= What is asked =
Begin with the first line of the material and copy each line word for word through the line that contains "90, 95, 100]"; the pictures are left out.

= Recorded information =
______

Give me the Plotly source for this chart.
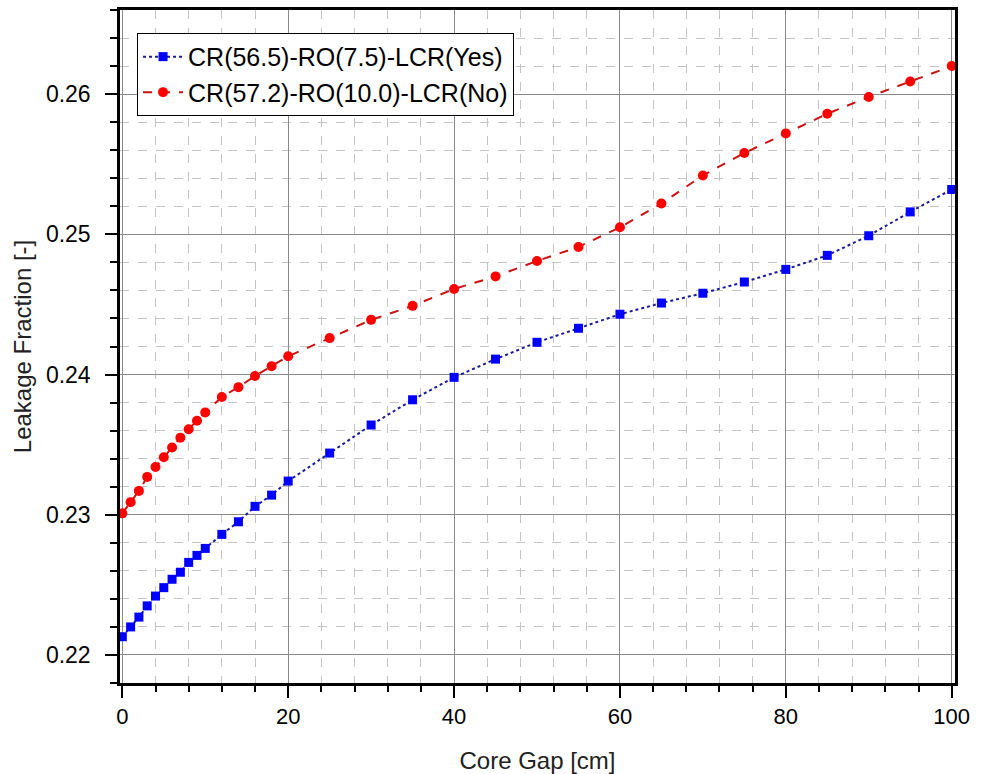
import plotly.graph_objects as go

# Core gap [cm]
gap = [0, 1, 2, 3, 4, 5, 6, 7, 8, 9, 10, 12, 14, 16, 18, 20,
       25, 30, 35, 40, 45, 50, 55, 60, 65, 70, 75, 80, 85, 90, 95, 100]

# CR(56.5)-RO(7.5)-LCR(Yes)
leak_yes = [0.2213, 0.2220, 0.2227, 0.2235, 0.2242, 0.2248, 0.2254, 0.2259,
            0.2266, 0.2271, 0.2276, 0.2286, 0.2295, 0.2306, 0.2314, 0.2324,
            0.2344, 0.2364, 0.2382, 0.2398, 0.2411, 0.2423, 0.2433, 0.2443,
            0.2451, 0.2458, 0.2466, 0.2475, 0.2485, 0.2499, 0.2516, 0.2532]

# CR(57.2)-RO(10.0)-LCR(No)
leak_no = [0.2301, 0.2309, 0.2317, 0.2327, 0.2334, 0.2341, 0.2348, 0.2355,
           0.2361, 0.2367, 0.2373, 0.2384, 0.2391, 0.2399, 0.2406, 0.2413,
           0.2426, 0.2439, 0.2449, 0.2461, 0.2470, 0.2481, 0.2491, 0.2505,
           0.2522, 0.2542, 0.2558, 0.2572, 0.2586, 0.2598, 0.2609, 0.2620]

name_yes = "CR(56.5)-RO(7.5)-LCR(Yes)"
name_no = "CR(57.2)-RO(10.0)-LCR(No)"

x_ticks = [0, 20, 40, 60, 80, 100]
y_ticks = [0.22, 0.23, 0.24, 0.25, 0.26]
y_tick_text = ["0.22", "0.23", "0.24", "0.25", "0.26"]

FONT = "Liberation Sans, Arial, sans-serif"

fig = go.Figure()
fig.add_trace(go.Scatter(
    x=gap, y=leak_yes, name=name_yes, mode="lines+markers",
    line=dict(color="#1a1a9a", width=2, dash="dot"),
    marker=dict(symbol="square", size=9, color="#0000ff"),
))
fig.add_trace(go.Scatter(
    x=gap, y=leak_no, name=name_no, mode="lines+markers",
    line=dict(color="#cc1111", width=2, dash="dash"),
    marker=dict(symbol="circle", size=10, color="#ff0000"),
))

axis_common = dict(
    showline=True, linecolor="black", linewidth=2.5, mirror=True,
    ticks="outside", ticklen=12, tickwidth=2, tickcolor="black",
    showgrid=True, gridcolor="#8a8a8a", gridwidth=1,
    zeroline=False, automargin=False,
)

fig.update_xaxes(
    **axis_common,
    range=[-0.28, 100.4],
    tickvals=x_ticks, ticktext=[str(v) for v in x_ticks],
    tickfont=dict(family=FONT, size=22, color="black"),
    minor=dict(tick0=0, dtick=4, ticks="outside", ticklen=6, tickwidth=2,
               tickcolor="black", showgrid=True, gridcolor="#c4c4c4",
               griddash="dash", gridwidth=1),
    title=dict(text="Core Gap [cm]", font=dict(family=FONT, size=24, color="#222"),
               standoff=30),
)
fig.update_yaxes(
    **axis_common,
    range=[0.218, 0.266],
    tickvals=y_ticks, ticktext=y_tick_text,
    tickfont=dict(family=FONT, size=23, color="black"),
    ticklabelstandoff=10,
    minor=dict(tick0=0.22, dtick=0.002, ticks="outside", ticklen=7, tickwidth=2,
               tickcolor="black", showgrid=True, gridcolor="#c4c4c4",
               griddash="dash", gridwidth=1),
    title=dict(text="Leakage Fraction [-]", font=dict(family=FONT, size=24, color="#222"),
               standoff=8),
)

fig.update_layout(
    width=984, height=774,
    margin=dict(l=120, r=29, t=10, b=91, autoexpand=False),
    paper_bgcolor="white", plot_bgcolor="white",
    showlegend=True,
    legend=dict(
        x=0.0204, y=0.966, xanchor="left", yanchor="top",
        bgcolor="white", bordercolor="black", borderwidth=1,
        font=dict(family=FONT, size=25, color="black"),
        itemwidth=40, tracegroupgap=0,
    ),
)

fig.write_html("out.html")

______

= Answer to the exercise =
Give me the Plotly source for this chart.
import plotly.graph_objects as go

# Core gap [cm]
gap = [0, 1, 2, 3, 4, 5, 6, 7, 8, 9, 10, 12, 14, 16, 18, 20,
       25, 30, 35, 40, 45, 50, 55, 60, 65, 70, 75, 80, 85, 90, 95, 100]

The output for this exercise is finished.